> [OBJECTIVE]
Retype all of the listing exactly, passing over any picture you find.

> [INFORMATION SUPPLIED]
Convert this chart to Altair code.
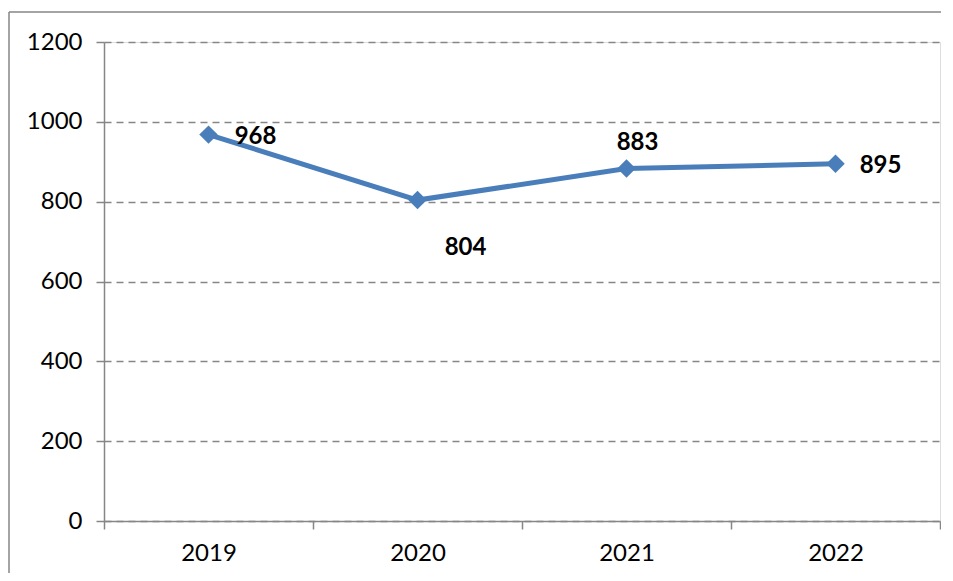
import altair as alt
import pandas as pd

years = ["2019", "2020", "2021", "2022"]
values = [968, 804, 883, 895]
y_ticks = [0, 200, 400, 600, 800, 1000, 1200]

df = pd.DataFrame({"year": years, "value": values})

W, H = 836, 479
FONT = "Lato"
BLUE = "#4A7EBB"
GRAY = "#868686"

x_enc = alt.X(
    "year:O",
    bandPosition=0.5,
    scale=alt.Scale(type="band", paddingInner=0, paddingOuter=0),
    axis=alt.Axis(
        title=None, labelAngle=0, tickBand="extent", tickSize=8,
        labelPadding=12, labelFontSize=24, labelFont=FONT, labelColor="black",
        domainColor=GRAY, tickColor=GRAY, domainWidth=1.5, tickWidth=1.5,
        grid=False,
    ),
)
y_enc = alt.Y(
    "value:Q",
    scale=alt.Scale(domain=[0, 1200], nice=False),
    axis=alt.Axis(
        title=None, values=y_ticks, format="d", tickSize=8, labelPadding=14,
        labelFontSize=24, labelFont=FONT, labelColor="black",
        domainColor=GRAY, tickColor=GRAY, domainWidth=1.5, tickWidth=1.5,
        grid=True, gridColor=GRAY, gridDash=[7, 5], gridWidth=1.5,
    ),
)

base = alt.Chart(df)
one = base.transform_filter(alt.datum.year == "2019")

frame_left = one.mark_rule(stroke=GRAY, strokeWidth=1.5).encode(
    x=alt.value(-95), y=alt.value(-30), y2=alt.value(H + 100)
)
frame_top = one.mark_rule(stroke=GRAY, strokeWidth=1.5).encode(
    x=alt.value(-95), x2=alt.value(W + 100), y=alt.value(-30)
)

line = base.mark_line(color=BLUE, strokeWidth=5).encode(x=x_enc, y=y_enc)
points = base.mark_point(shape="diamond", filled=True, color=BLUE, size=340, opacity=1).encode(
    x=x_enc, y=y_enc
)

offsets = {"2019": (47, 2), "2020": (48, 48), "2021": (11, -26), "2022": (45, 2)}
labels = []
for yr, (dx, dy) in offsets.items():
    labels.append(
        base.transform_filter(alt.datum.year == yr)
        .mark_text(dx=dx, dy=dy, fontSize=24, fontWeight="bold", font=FONT,
                   color="black", align="center", baseline="middle")
        .encode(x=x_enc, y=y_enc, text="value:Q")
    )

chart = alt.layer(frame_left, frame_top, line, points, *labels).properties(
    width=W, height=H,
    autosize=alt.AutoSizeParams(type="none"),
    padding={"left": 96, "top": 34, "right": 1, "bottom": 52},
).configure_view(stroke=None).configure(background="white")

chart.save("out.html", embed_options={"renderer": "svg", "actions": False})
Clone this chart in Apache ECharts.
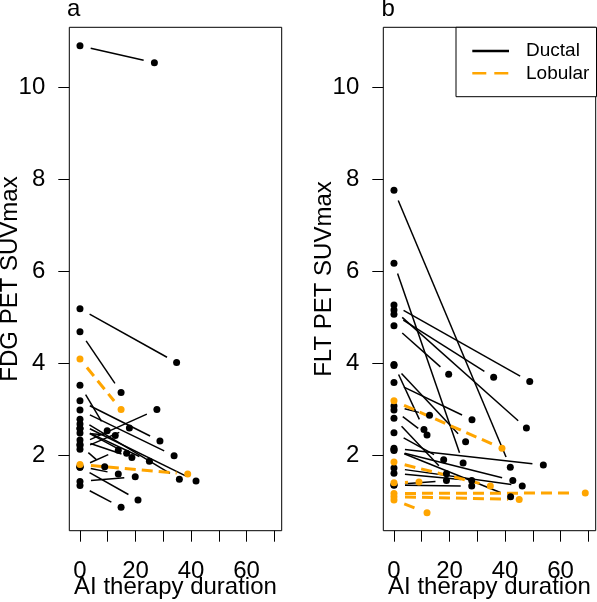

> [TASK OUTPUT]
Convert this chart to Altair code.
import altair as alt
import pandas as pd

years = ["2019", "2020", "2021", "2022"]
values = [968, 804, 883, 895]
y_ticks = [0, 200, 400, 600, 800, 1000, 1200]

df = pd.DataFrame({"year": years, "value": values})

W, H = 836, 479
FONT = "Lato"
BLUE = "#4A7EBB"
GRAY = "#868686"

x_enc = alt.X(
    "year:O",
    bandPosition=0.5,
    scale=alt.Scale(type="band", paddingInner=0, paddingOuter=0),
    axis=alt.Axis(
        title=None, labelAngle=0, tickBand="extent", tickSize=8,
        labelPadding=12, labelFontSize=24, labelFont=FONT, labelColor="black",
        domainColor=GRAY, tickColor=GRAY, domainWidth=1.5, tickWidth=1.5,
        grid=False,
    ),
)
y_enc = alt.Y(
    "value:Q",
    scale=alt.Scale(domain=[0, 1200], nice=False),
    axis=alt.Axis(
        title=None, values=y_ticks, format="d", tickSize=8, labelPadding=14,
        labelFontSize=24, labelFont=FONT, labelColor="black",
        domainColor=GRAY, tickColor=GRAY, domainWidth=1.5, tickWidth=1.5,
        grid=True, gridColor=GRAY, gridDash=[7, 5], gridWidth=1.5,
    ),
)

base = alt.Chart(df)
one = base.transform_filter(alt.datum.year == "2019")

frame_left = one.mark_rule(stroke=GRAY, strokeWidth=1.5).encode(
    x=alt.value(-95), y=alt.value(-30), y2=alt.value(H + 100)
)
frame_top = one.mark_rule(stroke=GRAY, strokeWidth=1.5).encode(
    x=alt.value(-95), x2=alt.value(W + 100), y=alt.value(-30)
)

line = base.mark_line(color=BLUE, strokeWidth=5).encode(x=x_enc, y=y_enc)
points = base.mark_point(shape="diamond", filled=True, color=BLUE, size=340, opacity=1).encode(
    x=x_enc, y=y_enc
)

offsets = {"2019": (47, 2), "2020": (48, 48), "2021": (11, -26), "2022": (45, 2)}
labels = []
for yr, (dx, dy) in offsets.items():
    labels.append(
        base.transform_filter(alt.datum.year == yr)
        .mark_text(dx=dx, dy=dy, fontSize=24, fontWeight="bold", font=FONT,
                   color="black", align="center", baseline="middle")
        .encode(x=x_enc, y=y_enc, text="value:Q")
    )

chart = alt.layer(frame_left, frame_top, line, points, *labels).properties(
    width=W, height=H,
    autosize=alt.AutoSizeParams(type="none"),
    padding={"left": 96, "top": 34, "right": 1, "bottom": 52},
).configure_view(stroke=None).configure(background="white")

chart.save("out.html", embed_options={"renderer": "svg", "actions": False})
Clone this chart in Apache ECharts.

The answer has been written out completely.